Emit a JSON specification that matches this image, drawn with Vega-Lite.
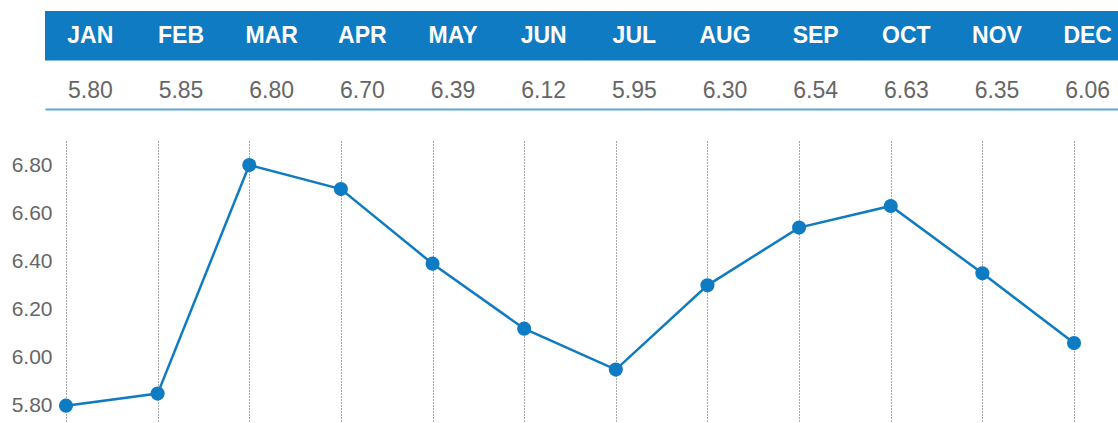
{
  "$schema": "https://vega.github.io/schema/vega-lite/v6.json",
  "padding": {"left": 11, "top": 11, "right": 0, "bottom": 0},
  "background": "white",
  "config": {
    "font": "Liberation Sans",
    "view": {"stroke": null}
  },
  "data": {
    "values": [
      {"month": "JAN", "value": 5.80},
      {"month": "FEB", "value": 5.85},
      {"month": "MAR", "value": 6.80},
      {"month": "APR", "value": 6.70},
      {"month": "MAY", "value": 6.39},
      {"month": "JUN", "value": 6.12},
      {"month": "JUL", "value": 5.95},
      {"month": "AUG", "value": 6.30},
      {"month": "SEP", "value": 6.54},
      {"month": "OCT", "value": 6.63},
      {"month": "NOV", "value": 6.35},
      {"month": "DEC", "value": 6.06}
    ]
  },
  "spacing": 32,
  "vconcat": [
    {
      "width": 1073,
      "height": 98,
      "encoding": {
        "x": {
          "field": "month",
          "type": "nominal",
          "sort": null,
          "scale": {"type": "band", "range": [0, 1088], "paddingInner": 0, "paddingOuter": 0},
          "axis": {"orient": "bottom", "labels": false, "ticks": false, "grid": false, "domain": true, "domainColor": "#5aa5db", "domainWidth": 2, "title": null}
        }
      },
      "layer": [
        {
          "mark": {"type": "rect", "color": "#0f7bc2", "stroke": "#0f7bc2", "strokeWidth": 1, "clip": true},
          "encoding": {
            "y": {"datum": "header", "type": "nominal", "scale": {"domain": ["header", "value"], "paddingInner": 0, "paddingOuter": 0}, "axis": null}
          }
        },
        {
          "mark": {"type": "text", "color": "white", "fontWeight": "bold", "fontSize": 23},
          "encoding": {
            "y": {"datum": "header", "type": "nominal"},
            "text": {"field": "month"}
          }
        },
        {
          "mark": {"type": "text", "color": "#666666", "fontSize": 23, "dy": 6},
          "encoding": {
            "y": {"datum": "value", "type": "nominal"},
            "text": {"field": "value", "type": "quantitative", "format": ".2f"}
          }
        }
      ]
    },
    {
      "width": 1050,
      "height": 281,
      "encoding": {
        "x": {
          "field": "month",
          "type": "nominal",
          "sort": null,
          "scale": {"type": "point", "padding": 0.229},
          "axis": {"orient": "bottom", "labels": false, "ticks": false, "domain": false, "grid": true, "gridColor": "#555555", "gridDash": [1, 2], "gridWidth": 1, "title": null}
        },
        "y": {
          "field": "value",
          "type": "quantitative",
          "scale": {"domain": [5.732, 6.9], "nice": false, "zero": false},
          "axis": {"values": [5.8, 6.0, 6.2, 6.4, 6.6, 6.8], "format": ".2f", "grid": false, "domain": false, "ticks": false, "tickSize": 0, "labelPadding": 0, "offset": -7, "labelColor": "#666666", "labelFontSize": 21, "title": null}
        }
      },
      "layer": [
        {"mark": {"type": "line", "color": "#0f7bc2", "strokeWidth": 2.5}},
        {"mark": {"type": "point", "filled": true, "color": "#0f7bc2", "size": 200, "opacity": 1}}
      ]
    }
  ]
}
· · · ·
TASK REQUIREMENTS :: Print the listing above in full, exactly as written. Omit any pictures.

SOLUTION TO THE EXERCISE ::
Emit a JSON specification that matches this image, drawn with Vega-Lite.
{
  "$schema": "https://vega.github.io/schema/vega-lite/v6.json",
  "padding": {"left": 11, "top": 11, "right": 0, "bottom": 0},
  "background": "white",
  "config": {
    "font": "Liberation Sans",
    "view": {"stroke": null}
  },
  "data": {
    "values": [
      {"month": "JAN", "value": 5.80},
      {"month": "FEB", "value": 5.85},
      {"month": "MAR", "value": 6.80},
      {"month": "APR", "value": 6.70},
      {"month": "MAY", "value": 6.39},
      {"month": "JUN", "value": 6.12},
      {"month": "JUL", "value": 5.95},
      {"month": "AUG", "value": 6.30},
      {"month": "SEP", "value": 6.54},
      {"month": "OCT", "value": 6.63},
      {"month": "NOV", "value": 6.35},
      {"month": "DEC", "value": 6.06}
    ]
  },
  "spacing": 32,
  "vconcat": [
    {
      "width": 1073,
      "height": 98,
      "encoding": {
        "x": {
          "field": "month",
          "type": "nominal",
          "sort": null,
          "scale": {"type": "band", "range": [0, 1088], "paddingInner": 0, "paddingOuter": 0},
          "axis": {"orient": "bottom", "labels": false, "ticks": false, "grid": false, "domain": true, "domainColor": "#5aa5db", "domainWidth": 2, "title": null}
        }
      },
      "layer": [
        {
          "mark": {"type": "rect", "color": "#0f7bc2", "stroke": "#0f7bc2", "strokeWidth": 1, "clip": true},
          "encoding": {
            "y": {"datum": "header", "type": "nominal", "scale": {"domain": ["header", "value"], "paddingInner": 0, "paddingOuter": 0}, "axis": null}
          }
        },
        {
          "mark": {"type": "text", "color": "white", "fontWeight": "bold", "fontSize": 23},
          "encoding": {
            "y": {"datum": "header", "type": "nominal"},
            "text": {"field": "month"}
          }
        },
        {
          "mark": {"type": "text", "color": "#666666", "fontSize": 23, "dy": 6},
          "encoding": {
            "y": {"datum": "value", "type": "nominal"},
            "text": {"field": "value", "type": "quantitative", "format": ".2f"}
          }
        }
      ]
    },
    {
      "width": 1050,
      "height": 281,
      "encoding": {
        "x": {
          "field": "month",
          "type": "nominal",
          "sort": null,
          "scale": {"type": "point", "padding": 0.229},
          "axis": {"orient": "bottom", "labels": false, "ticks": false, "domain": false, "grid": true, "gridColor": "#555555", "gridDash": [1, 2], "gridWidth": 1, "title": null}
        },
        "y": {
          "field": "value",
          "type": "quantitative",
          "scale": {"domain": [5.732, 6.9], "nice": false, "zero": false},
          "axis": {"values": [5.8, 6.0, 6.2, 6.4, 6.6, 6.8], "format": ".2f", "grid": false, "domain": false, "ticks": false, "tickSize": 0, "labelPadding": 0, "offset": -7, "labelColor": "#666666", "labelFontSize": 21, "title": null}
        }
      },
      "layer": [
        {"mark": {"type": "line", "color": "#0f7bc2", "strokeWidth": 2.5}},
        {"mark": {"type": "point", "filled": true, "color": "#0f7bc2", "size": 200, "opacity": 1}}
      ]
    }
  ]
}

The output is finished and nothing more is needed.